Wow, I didn't know,they had three different sizes. They are very cute.


----------



## wellington (Oct 5, 2014)

Earth Mama said:


> @wellington I'm 5'4" and here are more pics of my donkeys. The spot (Faith) and the dark brown/black (Mumu) ones are my jennets and they are the two tallest of the group. The lighter brown one is Kenny and he is the shortest. The gray is Simon and the Dunn is Homer. The little human is my lovely daughter.
> View attachment 98883
> View attachment 98884
> View attachment 98885
> View attachment 98886




Now that shows their true size and can really see they are smaller then I had thought in the first pics. Too adorable, your daughter too.


----------



## kathyth (Oct 5, 2014)

Good grief, are they adorable!! I would love to own some of those.
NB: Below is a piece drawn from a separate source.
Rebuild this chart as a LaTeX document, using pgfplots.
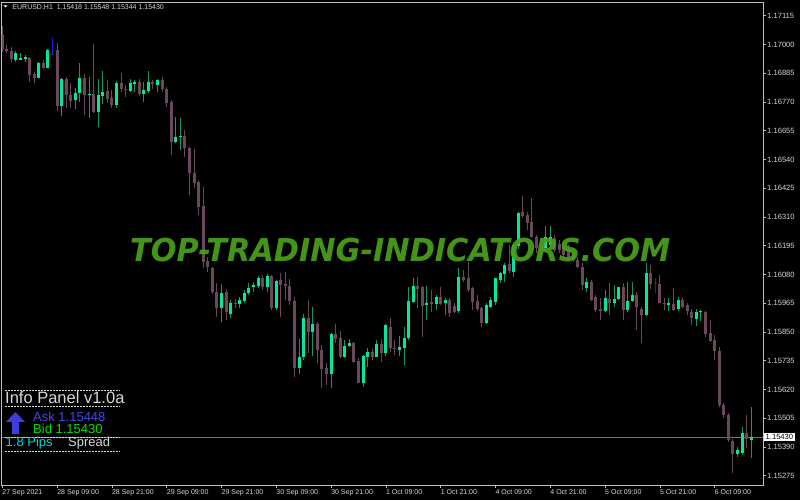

You're so lucky to have the land for them and they are extremely lucky to have a family that loves them so much!
Thanks for sharing these great pictures!


----------



## Jodie (Oct 5, 2014)

Very cute and little.


----------



## bouaboua (Oct 5, 2014)

What a nice group you have.....Just nice.


----------



## ascott (Oct 6, 2014)

Cute little asses.....


----------



## N2TORTS (Oct 7, 2014)

now there are some cute A$$es......


----------



## ascott (Oct 8, 2014)

N2TORTS said:


> now there are some cute A$$es......



Teeheee......we are such children sometimes....


----------



## Millerlite (Oct 9, 2014)

I hear they make good warning devices on farms. Cure little donkeys 

Kyle


----------